Put another way: this “hardness” isn’t a fundamental computational limit, but more of an enforced limitation because other parties want to verify your computation.
Also, one hole in your idea: the actual machine you compute on wouldn’t matter to an AI, so it could easily jump from say, the Ethereum VM to an AWS instance that runs the same code (several orders of magnitude faster). The AI only needs to hit the point where it can buy that AWS instance, so I think you’re only providing a temporary barrier.
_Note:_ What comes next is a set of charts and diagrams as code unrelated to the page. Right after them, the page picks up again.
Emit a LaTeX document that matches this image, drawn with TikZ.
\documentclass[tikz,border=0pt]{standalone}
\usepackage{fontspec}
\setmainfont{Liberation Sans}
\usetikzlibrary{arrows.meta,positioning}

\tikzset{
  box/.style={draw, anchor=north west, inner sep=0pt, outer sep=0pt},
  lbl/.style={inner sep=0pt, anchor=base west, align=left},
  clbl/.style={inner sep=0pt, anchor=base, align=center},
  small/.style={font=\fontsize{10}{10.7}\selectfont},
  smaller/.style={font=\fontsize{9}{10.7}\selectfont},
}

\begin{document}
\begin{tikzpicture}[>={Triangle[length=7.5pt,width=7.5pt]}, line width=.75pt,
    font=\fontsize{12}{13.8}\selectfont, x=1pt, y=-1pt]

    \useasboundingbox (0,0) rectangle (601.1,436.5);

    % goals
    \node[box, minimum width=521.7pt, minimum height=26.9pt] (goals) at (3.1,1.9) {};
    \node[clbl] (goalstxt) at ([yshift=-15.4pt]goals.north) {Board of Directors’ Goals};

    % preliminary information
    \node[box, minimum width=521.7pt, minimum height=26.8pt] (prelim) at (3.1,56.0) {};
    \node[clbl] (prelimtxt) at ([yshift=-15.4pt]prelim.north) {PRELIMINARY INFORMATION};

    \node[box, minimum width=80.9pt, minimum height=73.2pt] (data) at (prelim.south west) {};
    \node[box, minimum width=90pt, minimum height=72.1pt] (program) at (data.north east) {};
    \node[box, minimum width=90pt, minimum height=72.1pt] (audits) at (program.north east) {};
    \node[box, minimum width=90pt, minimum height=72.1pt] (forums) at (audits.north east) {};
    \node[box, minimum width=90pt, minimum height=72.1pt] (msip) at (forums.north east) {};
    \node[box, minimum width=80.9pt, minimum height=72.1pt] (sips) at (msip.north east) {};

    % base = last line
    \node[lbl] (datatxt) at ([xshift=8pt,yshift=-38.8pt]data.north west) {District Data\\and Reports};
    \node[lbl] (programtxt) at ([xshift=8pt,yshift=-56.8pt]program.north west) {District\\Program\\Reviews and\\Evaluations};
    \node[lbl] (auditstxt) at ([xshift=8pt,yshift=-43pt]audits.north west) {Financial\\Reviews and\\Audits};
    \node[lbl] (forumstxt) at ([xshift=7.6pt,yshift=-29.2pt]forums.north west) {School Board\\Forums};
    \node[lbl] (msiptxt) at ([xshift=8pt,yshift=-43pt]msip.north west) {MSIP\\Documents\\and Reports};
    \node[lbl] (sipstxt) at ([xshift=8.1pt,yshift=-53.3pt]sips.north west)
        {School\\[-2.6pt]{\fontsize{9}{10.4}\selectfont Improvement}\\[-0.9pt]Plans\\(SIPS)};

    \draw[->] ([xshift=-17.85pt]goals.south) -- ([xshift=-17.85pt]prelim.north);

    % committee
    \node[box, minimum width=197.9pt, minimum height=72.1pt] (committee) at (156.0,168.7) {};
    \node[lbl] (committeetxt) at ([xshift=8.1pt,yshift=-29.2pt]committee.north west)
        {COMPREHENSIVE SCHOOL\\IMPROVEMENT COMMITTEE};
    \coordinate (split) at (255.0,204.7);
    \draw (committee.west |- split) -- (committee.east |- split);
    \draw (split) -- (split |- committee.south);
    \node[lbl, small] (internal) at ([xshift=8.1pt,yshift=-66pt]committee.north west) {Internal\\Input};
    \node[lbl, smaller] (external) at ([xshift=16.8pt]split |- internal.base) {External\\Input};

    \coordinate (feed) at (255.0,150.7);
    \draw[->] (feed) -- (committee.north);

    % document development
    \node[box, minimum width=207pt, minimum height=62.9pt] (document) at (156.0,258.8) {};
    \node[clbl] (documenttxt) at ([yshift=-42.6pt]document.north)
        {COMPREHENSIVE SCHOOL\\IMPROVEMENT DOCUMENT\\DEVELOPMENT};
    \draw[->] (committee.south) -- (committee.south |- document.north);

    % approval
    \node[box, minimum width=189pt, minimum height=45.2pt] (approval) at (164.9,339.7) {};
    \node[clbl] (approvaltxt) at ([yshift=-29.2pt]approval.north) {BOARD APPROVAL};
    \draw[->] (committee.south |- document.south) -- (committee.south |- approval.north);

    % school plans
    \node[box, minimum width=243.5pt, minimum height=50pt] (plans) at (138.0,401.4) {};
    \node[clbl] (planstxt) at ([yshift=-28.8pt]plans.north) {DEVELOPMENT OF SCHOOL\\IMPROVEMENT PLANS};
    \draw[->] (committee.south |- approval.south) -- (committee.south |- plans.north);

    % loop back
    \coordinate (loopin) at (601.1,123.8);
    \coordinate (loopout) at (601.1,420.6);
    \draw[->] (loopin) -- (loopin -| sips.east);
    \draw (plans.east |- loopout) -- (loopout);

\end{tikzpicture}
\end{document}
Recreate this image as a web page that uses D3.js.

I agree that’s a risk for proof-of-work chains like Bitcoin, but say Ethereum completes its move to proof-of-stake. Then the AI would need to own 51% of Ethereum, and if the stakers don’t want to sell, it seems like the AI is stuck. 51% is not as good as 100%, sure, a single veto point is not enough, but it is half as good and would seem to buy you time (as I would imagine people would become suspicious of any entity that accumulated too much ethereum, effectively).
While there are hard physical limits on computation (or at least there seem to be, based on our current knowledge of physics), cryptographic systems are not generally based on those limits, and are not known to be difficult to break. It’s just that we haven’t discovered an easy way to break them yet—except for all the cryptosystems where we have discovered a way, and so we don’t use those systems anymore. This should not inspire too much confidence in the currently used systems, especially against a superhuman adversary.
As long as the AI has something of value to offer, people will have an incentive to trade with it. Even if the increments are small, it could gain control of lots of resources over time. By analogy, it’s not hard to find people who disapprove of how Jeff Bezos spends his money, but who still shop on Amazon.
One typical concern around building friendly AI that is slower or less effective than unfriendly AI is that a smarter unfriendly AI will be able to win against any non-smart friendly AI. Your proposal doesn’t seem to address this problem.
It’s also not clear how your proposal would prevent an AI running on a blockchain from using its (limited due to blockchain stuff?) power to create a copy of itself running on more traditional computing hardware.
My thought is that even if an AI could create a copy of itself on more traditional hardware, it would nonetheless have little functionality to do anything, because everything else would be on the blockchain. If I had an idle computer disconnected to the internet today, even if it were hyperintelligent, what could it do?
It could convince you to connect it to the Internet.
Though this is already a false dichotomy. The negation of “on the blockchain” is not “disconnected to the internet”. Almost all traditional hardware is connected to the internet.
>The negation of “on the blockchain” is not “disconnected to the internet”. Almost all traditional hardware is connected to the internet.
Of course that’s the case today! I’m speaking of a hypothetical future where the entire internet interfaces using blockchain technology.
Do you mean some sort of layer inversion where the only way to send any sort of data packet to some other machine is to … use a blockchain, which relies on the ability to send packets to other machines? I don’t get how this works.